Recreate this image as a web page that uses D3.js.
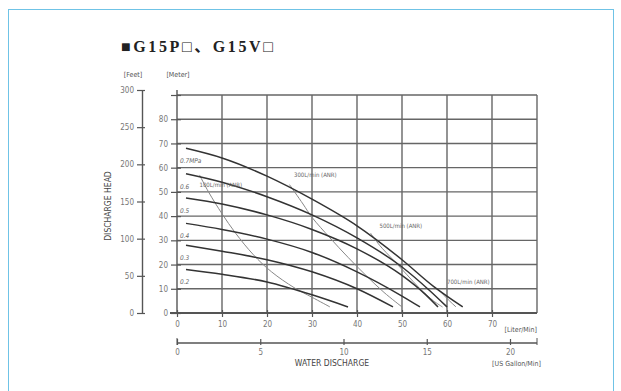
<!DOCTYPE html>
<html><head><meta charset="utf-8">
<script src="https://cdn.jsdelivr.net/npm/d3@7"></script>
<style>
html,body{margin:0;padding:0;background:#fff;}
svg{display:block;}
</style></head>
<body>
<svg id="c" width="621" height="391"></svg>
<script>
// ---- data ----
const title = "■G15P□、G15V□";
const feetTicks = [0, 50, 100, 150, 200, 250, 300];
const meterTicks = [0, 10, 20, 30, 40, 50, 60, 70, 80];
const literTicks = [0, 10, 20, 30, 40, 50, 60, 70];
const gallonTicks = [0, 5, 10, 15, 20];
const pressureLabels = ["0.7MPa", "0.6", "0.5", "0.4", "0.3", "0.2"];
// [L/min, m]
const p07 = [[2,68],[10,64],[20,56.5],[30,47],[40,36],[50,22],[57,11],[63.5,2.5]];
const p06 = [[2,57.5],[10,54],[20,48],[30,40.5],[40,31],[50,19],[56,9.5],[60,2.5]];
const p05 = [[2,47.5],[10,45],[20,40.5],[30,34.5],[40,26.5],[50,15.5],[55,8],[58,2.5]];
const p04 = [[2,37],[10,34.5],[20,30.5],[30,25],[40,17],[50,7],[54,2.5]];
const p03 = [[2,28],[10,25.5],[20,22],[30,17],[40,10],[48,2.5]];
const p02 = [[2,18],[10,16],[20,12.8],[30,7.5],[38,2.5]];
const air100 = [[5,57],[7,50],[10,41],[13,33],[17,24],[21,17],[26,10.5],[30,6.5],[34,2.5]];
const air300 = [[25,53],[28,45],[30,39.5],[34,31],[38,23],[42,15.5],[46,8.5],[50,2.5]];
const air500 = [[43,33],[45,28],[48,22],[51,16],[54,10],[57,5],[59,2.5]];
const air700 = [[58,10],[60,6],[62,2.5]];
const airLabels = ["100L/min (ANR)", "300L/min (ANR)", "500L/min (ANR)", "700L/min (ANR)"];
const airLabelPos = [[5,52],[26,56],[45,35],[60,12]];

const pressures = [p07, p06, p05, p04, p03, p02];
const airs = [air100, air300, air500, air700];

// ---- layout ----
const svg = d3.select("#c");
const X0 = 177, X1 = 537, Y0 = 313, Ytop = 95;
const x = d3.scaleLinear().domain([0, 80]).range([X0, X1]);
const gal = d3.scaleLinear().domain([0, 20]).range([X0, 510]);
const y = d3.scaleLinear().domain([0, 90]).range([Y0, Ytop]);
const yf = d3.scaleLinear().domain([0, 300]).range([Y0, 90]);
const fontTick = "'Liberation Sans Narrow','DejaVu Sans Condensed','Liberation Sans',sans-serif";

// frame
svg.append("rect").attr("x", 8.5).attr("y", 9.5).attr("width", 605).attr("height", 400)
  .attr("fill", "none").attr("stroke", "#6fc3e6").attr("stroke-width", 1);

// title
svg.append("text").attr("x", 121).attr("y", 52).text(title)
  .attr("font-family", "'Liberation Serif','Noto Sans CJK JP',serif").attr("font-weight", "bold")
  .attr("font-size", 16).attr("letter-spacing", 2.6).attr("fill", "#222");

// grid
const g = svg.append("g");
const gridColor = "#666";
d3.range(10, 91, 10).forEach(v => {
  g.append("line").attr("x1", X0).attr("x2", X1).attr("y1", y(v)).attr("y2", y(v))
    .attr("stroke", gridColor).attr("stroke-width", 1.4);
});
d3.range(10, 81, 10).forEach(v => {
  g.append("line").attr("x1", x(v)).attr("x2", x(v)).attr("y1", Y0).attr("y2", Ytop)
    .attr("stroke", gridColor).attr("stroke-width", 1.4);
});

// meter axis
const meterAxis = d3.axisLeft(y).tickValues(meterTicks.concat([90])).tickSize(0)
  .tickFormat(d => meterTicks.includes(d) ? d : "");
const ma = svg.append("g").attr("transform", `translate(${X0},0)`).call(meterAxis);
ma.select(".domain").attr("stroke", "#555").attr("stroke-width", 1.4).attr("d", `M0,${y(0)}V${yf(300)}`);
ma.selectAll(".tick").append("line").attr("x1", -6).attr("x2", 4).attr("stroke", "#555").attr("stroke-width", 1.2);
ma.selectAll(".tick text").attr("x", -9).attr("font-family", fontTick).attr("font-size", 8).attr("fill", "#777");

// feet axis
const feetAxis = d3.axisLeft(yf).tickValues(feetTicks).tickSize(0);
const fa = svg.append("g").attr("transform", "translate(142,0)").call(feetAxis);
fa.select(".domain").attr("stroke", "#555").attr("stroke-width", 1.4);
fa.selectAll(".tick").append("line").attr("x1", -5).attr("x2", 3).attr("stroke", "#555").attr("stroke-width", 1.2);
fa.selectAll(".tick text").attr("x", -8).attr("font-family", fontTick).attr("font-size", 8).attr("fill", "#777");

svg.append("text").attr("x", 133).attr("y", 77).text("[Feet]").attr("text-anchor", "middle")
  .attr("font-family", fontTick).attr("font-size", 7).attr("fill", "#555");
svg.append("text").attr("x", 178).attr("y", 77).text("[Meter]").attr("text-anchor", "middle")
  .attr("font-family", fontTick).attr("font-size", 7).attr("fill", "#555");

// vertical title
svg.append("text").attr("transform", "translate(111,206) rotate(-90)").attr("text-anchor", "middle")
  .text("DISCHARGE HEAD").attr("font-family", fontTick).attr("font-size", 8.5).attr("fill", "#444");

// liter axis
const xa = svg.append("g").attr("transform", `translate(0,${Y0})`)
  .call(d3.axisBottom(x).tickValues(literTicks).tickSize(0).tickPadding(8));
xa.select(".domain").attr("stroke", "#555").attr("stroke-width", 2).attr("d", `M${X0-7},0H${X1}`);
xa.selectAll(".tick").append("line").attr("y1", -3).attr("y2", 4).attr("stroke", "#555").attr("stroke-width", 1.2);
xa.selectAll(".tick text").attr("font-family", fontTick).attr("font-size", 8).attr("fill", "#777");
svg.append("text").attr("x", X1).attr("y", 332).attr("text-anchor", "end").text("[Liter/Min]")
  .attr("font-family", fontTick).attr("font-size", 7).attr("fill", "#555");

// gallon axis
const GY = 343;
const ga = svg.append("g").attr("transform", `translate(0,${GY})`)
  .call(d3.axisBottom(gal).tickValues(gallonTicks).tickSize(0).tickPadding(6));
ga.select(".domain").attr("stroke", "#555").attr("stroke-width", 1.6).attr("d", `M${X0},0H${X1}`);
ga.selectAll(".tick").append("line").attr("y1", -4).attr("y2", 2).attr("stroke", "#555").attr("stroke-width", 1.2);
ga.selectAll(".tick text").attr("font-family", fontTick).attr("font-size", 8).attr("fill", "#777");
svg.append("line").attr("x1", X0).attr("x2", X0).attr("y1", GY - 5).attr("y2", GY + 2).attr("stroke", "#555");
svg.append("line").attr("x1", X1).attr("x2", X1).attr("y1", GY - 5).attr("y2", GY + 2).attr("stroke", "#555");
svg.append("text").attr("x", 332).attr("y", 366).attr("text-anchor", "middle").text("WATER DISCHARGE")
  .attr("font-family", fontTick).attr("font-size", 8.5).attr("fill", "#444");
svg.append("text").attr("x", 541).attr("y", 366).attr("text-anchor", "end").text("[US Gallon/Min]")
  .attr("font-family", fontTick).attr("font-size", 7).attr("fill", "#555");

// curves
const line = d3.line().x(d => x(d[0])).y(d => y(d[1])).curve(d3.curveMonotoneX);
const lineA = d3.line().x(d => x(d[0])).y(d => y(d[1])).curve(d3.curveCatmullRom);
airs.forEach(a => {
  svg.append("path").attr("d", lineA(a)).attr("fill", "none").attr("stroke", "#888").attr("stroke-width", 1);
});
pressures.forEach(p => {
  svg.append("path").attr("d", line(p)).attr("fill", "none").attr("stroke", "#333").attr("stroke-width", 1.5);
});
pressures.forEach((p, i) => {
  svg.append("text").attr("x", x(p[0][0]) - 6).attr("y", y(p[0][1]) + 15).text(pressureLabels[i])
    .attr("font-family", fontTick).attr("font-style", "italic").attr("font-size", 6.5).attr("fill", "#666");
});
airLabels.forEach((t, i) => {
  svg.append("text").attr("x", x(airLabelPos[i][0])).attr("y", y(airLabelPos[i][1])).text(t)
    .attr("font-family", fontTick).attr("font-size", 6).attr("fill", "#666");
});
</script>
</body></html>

------------------------------------------------------------------------

__Written problem__. Give again exactly the lines running from the beginning of the material above through the line that contains "const airs = [air100, air300, air500, air700];", and leave out every picture.

__Reply__.
Recreate this image as a web page that uses D3.js.
<!DOCTYPE html>
<html><head><meta charset="utf-8">
<script src="https://cdn.jsdelivr.net/npm/d3@7"></script>
<style>
html,body{margin:0;padding:0;background:#fff;}
svg{display:block;}
</style></head>
<body>
<svg id="c" width="621" height="391"></svg>
<script>
// ---- data ----
const title = "■G15P□、G15V□";
const feetTicks = [0, 50, 100, 150, 200, 250, 300];
const meterTicks = [0, 10, 20, 30, 40, 50, 60, 70, 80];
const literTicks = [0, 10, 20, 30, 40, 50, 60, 70];
const gallonTicks = [0, 5, 10, 15, 20];
const pressureLabels = ["0.7MPa", "0.6", "0.5", "0.4", "0.3", "0.2"];
// [L/min, m]
const p07 = [[2,68],[10,64],[20,56.5],[30,47],[40,36],[50,22],[57,11],[63.5,2.5]];
const p06 = [[2,57.5],[10,54],[20,48],[30,40.5],[40,31],[50,19],[56,9.5],[60,2.5]];
const p05 = [[2,47.5],[10,45],[20,40.5],[30,34.5],[40,26.5],[50,15.5],[55,8],[58,2.5]];
const p04 = [[2,37],[10,34.5],[20,30.5],[30,25],[40,17],[50,7],[54,2.5]];
const p03 = [[2,28],[10,25.5],[20,22],[30,17],[40,10],[48,2.5]];
const p02 = [[2,18],[10,16],[20,12.8],[30,7.5],[38,2.5]];
const air100 = [[5,57],[7,50],[10,41],[13,33],[17,24],[21,17],[26,10.5],[30,6.5],[34,2.5]];
const air300 = [[25,53],[28,45],[30,39.5],[34,31],[38,23],[42,15.5],[46,8.5],[50,2.5]];
const air500 = [[43,33],[45,28],[48,22],[51,16],[54,10],[57,5],[59,2.5]];
const air700 = [[58,10],[60,6],[62,2.5]];
const airLabels = ["100L/min (ANR)", "300L/min (ANR)", "500L/min (ANR)", "700L/min (ANR)"];
const airLabelPos = [[5,52],[26,56],[45,35],[60,12]];

const pressures = [p07, p06, p05, p04, p03, p02];
const airs = [air100, air300, air500, air700];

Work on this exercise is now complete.